Looking where investors might be able to get some benefit is the capital allocations strategy the company has, where 75% of excess free cash flows will be returned to shareholders. It seems likely however that the cash flows for 2023 will be lower than in 2022. The average prediction and price for oil is $77/b for 2023 and $72/b in 2024, using the predictions Athabasca made that would mean cash flows of just over $200 million. I think there seem to be better options out there if you are looking for a company that is heavy and still sustainable returning a higher percentage of cash flows to shareholders. Murphy Oil (MUR) has an impressive capital structure that should lend itself to providing investors with ample returns over the long term. Right now it feels like ATHOF is in the early stages of this process, and I would be more comfortable investing in a more established company instead.

Risk

Looking at Athabasca one of the major risks I see is the negative FCF the company had in the last quarter. This doesn’t bode well and I fully expect there to be quite some volatility in the coming earnings reports. Pair that with a 10% YoY increase in the shares outstanding which doesn’t seem to be driven by stock-based compensation, as that was just under $5 million in 2022.

The capital allocations the company maintains

Company Allocations (Investor Presentation)

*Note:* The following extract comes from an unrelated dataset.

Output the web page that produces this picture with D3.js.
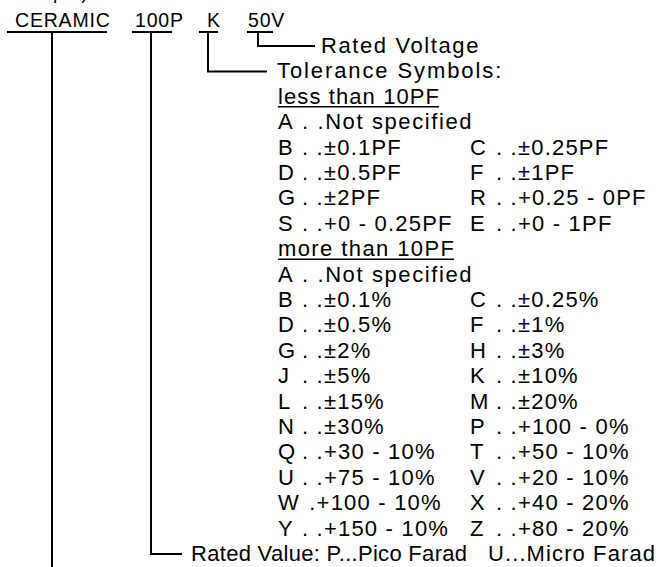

The value that shareholders could get here doesn’t seem as strong as with other companies in the sector. The capital spent and allocated for shareholders is only 75% of the excess FCF, which doesn’t amount to much. The company has a plan set for how much capital could be returned to shareholders. But I feel it is better to spend that capital to gain better stability in the balance sheet and grow that part of the business. For the long-term that seems like the better option as in my opinion, it would reduce the risk of having the dividend cut or a lower buyback budget because of less favorable oil prices.

Valuation & Wrap Up

Right now the company looks like a steal with just under 3x TTM earnings. But looking forward I think the story changes and more uncertainty is present. Dilution of shares has been happening on a yearly basis of around 10%. From a year ago the share price has increased by almost 13%, but taking the dilution into account you really haven’t gained that much. The company seems to be in a growth stage and investing in high-yield projects that could turn out to be incredibly profitable in some years’ time.

The stock price the last 12 months

Stock Chart (Seeking Alpha)

The dilution of shares and the negative cash flows the company had in the last report makes me uncertain about the outlook though. With the industry, it goes in cycles from incredible profitability to horrible margins and high valuations. I would be more comfortable investing in more established companies in the space which have in my view more sustainable dividend and buyback programs in place. A company mentioned before like MUR comes to mind, but Marathon Oil Corporation (MRO) is also a solid option. For Athabasca however, I will keep a hold rating for them until I see more consistency in the reports and a clearer view about how their projects develop.

Editor’s Note: This article discusses one or more securities that do not trade on a major U.S. exchange. Please be aware of the risks associated with these stocks.